Trumpism has not only ushered in a new political regime, but also a new regime of language—one that cries out for intelligent and informed analysis. When Words Trump Politics takes insights from linguistic anthropology and related fields to decode, understand, and ultimately provide non-expert readers with easily digestible tools to resist the politics of division and hate.
Adam Hodges's short essays address Trump's Twitter insults, racism and white nationalism, "truthiness" and "alternative facts," #FakeNews and conspiracy theories, Supreme Court politics and #MeToo, Islamophobia, political theater, and many other timely and controversial discussions. Hodges breaks down the specific linguistic techniques and processes that make Trump's rhetoric successful in our contemporary political landscape. He identifies the language ideologies, word choices, and recurring metaphors that underlie Trumpian rhetoric. Trumpian discourse works in tandem with media discourse—Hodges shows how Trump often induces journalists and social media agents to recycle and strengthen his spectacular and misleading claims.

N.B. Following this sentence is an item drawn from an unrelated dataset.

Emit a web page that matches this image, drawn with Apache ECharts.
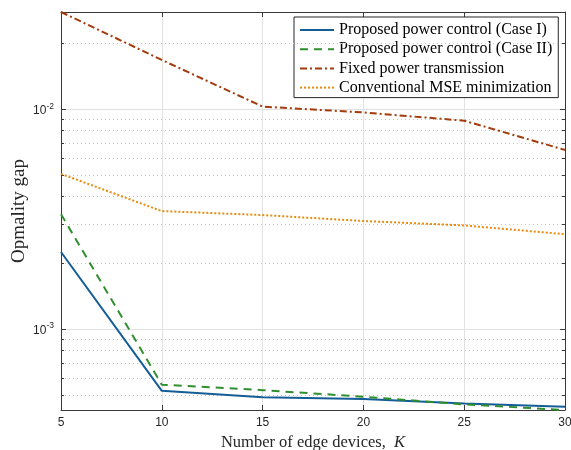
<!DOCTYPE html>
<html>
<head>
<meta charset="utf-8">
<script src="https://cdn.jsdelivr.net/npm/echarts@6/dist/echarts.min.js"></script>
<style>
  html, body { margin: 0; padding: 0; background: #fff; }
  #chart { width: 571px; height: 450px; }
</style>
</head>
<body>
<div id="chart"></div>
<script>
// Number of edge devices
const K = [5, 10, 15, 20, 25, 30];

// Optimality gap per scheme
const caseI        = [0.00224, 0.000523, 0.000489, 0.000480, 0.000458, 0.000443];
const caseII       = [0.00333, 0.000558, 0.000527, 0.000492, 0.000454, 0.000428];
const fixedPower   = [0.0277, 0.01676, 0.01028, 0.00967, 0.00887, 0.00653];
const conventional = [0.00508, 0.00344, 0.00330, 0.00310, 0.00296, 0.00270];

const seriesNames = [
  'Proposed power control (Case I)',
  'Proposed power control (Case II)',
  'Fixed power transmission',
  'Conventional MSE minimization'
];

// Axis ranges
const xMin = 5, xMax = 30, xStep = 5;
const yMin = 0.000428, yMax = 0.0277;

// Minor decade values (2..9 x 10^k) inside the y range
const minorValues = [5e-4, 6e-4, 7e-4, 8e-4, 9e-4,
  2e-3, 3e-3, 4e-3, 5e-3, 6e-3, 7e-3, 8e-3, 9e-3, 2e-2];

const frameColor = '#3a3a3a';
const tickFont = 'Liberation Sans, Arial, sans-serif';
const serifFont = 'Liberation Serif, Times New Roman, serif';
const titleSize = 16.5;

const pairs = (ys) => K.map((k, i) => [k, ys[i]]);

function isDecade(v) {
  const e = Math.log10(v);
  return Math.abs(e - Math.round(e)) < 1e-6;
}

const yLabel = {
  show: true,
  margin: 7,
  color: '#262626',
  fontFamily: tickFont,
  fontSize: 12,
  formatter: (v) => isDecade(v) ? '{b|10}{s|' + Math.round(Math.log10(v)) + '}' : '',
  rich: {
    b: { fontFamily: tickFont, fontSize: 12, color: '#262626', verticalAlign: 'bottom' },
    s: { fontFamily: tickFont, fontSize: 8.5, color: '#262626', verticalAlign: 'bottom', padding: [0, 0, 6, 0] }
  }
};

// Dotted minor grid lines and short inward minor ticks on both sides
const minorMarks = [];
minorValues.forEach(v => {
  minorMarks.push([{ coord: [xMin, v], lineStyle: { color: '#c4c4c4', type: [1, 3], width: 1 } },
                   { coord: [xMax, v] }]);
  minorMarks.push([{ coord: [xMin, v], lineStyle: { color: frameColor, type: 'solid', width: 1 } },
                   { coord: [xMin + 0.15, v] }]);
  minorMarks.push([{ coord: [xMax - 0.15, v], lineStyle: { color: frameColor, type: 'solid', width: 1 } },
                   { coord: [xMax, v] }]);
});

const colors = ['#155d96', '#2f8f2f', '#a33b0c', '#ea8a10'];
const dashes = ['solid', [8, 6], [7, 3, 2, 3], [2, 2]];
const values = [caseI, caseII, fixedPower, conventional];

const lineSeries = seriesNames.map((name, i) => ({
  name,
  type: 'line',
  data: pairs(values[i]),
  symbol: 'none',
  z: 5 + i,
  color: colors[i],
  lineStyle: { color: colors[i], width: 2, type: dashes[i] },
  animation: false
}));

const chart = echarts.init(document.getElementById('chart'), null, { renderer: 'canvas' });

chart.setOption({
  animation: false,
  backgroundColor: '#ffffff',
  grid: { left: 61, right: 6, top: 12, bottom: 40, containLabel: false, outerBoundsMode: 'none' },
  legend: {
    data: seriesNames,
    orient: 'vertical',
    left: 294,
    top: 17,
    padding: [5, 6, 2, 5],
    itemWidth: 34,
    itemHeight: 14,
    itemGap: 3.2,
    itemStyle: { opacity: 0 },
    backgroundColor: '#ffffff',
    borderColor: '#262626',
    borderWidth: 1,
    textStyle: { fontFamily: serifFont, fontSize: 16, lineHeight: 14, height: 14, color: '#000' }
  },
  xAxis: [{
    type: 'value',
    min: xMin, max: xMax, interval: xStep,
    name: 'Number of edge devices,  {i|K}',
    nameLocation: 'middle',
    nameGap: 24,
    nameTextStyle: {
      fontFamily: serifFont, fontSize: titleSize, color: '#262626',
      rich: { i: { fontFamily: serifFont, fontSize: titleSize, fontStyle: 'italic', color: '#262626' } }
    },
    axisLine: { show: true, lineStyle: { color: frameColor, width: 1 } },
    axisTick: { show: true, inside: true, length: 5, lineStyle: { color: frameColor } },
    axisLabel: { margin: 7, color: '#262626', fontFamily: tickFont, fontSize: 12 },
    splitLine: { show: true, lineStyle: { color: '#e2e2e2', width: 1 } }
  }, {
    type: 'value',
    position: 'top',
    min: xMin, max: xMax, interval: xStep,
    axisLine: { show: true, lineStyle: { color: frameColor, width: 1 } },
    axisTick: { show: true, inside: true, length: 5, lineStyle: { color: frameColor } },
    axisLabel: { show: false },
    splitLine: { show: false }
  }],
  yAxis: [{
    type: 'log',
    logBase: 10,
    min: yMin, max: yMax,
    name: 'Opmality gap',
    nameLocation: 'middle',
    nameGap: 32,
    nameMoveOverlap: false,
    nameTextStyle: { fontFamily: serifFont, fontSize: 19, color: '#262626' },
    axisLine: { show: true, lineStyle: { color: frameColor, width: 1 } },
    axisTick: { show: true, inside: true, length: 5, lineStyle: { color: frameColor } },
    axisLabel: yLabel,
    splitLine: { show: true, lineStyle: { color: '#e2e2e2', width: 1 } }
  }, {
    type: 'log',
    logBase: 10,
    position: 'right',
    min: yMin, max: yMax,
    axisLine: { show: true, lineStyle: { color: frameColor, width: 1 } },
    axisTick: { show: true, inside: true, length: 5, lineStyle: { color: frameColor } },
    axisLabel: { show: false },
    splitLine: { show: false }
  }],
  series: [{
    name: 'minor-grid',
    type: 'line',
    data: [],
    silent: true,
    z: 1,
    markLine: {
      silent: true,
      symbol: 'none',
      label: { show: false },
      animation: false,
      data: minorMarks
    }
  }].concat(lineSeries)
});
</script>
</body>
</html>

Those who study democracy have long emphasized the need for an informed electorate. But being informed on political issues also demands a keen understanding of the way language is used to convey, discuss, debate, and contest those issues. When Words Trump Politics decodes and analyzes the political rhetoric of today. The actionable insights in this book give journalists, politicians, and all Americans the successful tools they need to respond to the politics of hate. When Words Trump Politics is an essential resource for political resistance, for anyone who cares about freeing democracy from the spell of demagoguery.
About the author
Adam Hodges is a linguistic anthropologist with expertise in political discourse. His books include The "War on Terror" Narrative: Discourse and Intertextuality in the Construction and Contestation of Sociopolitical Reality (2011) and Discourses of War & Peace (2013). His articles have appeared in American Anthropologist, Discourse & Society, Journal of Linguistic Anthropology, Language & Communication, and Language in Society.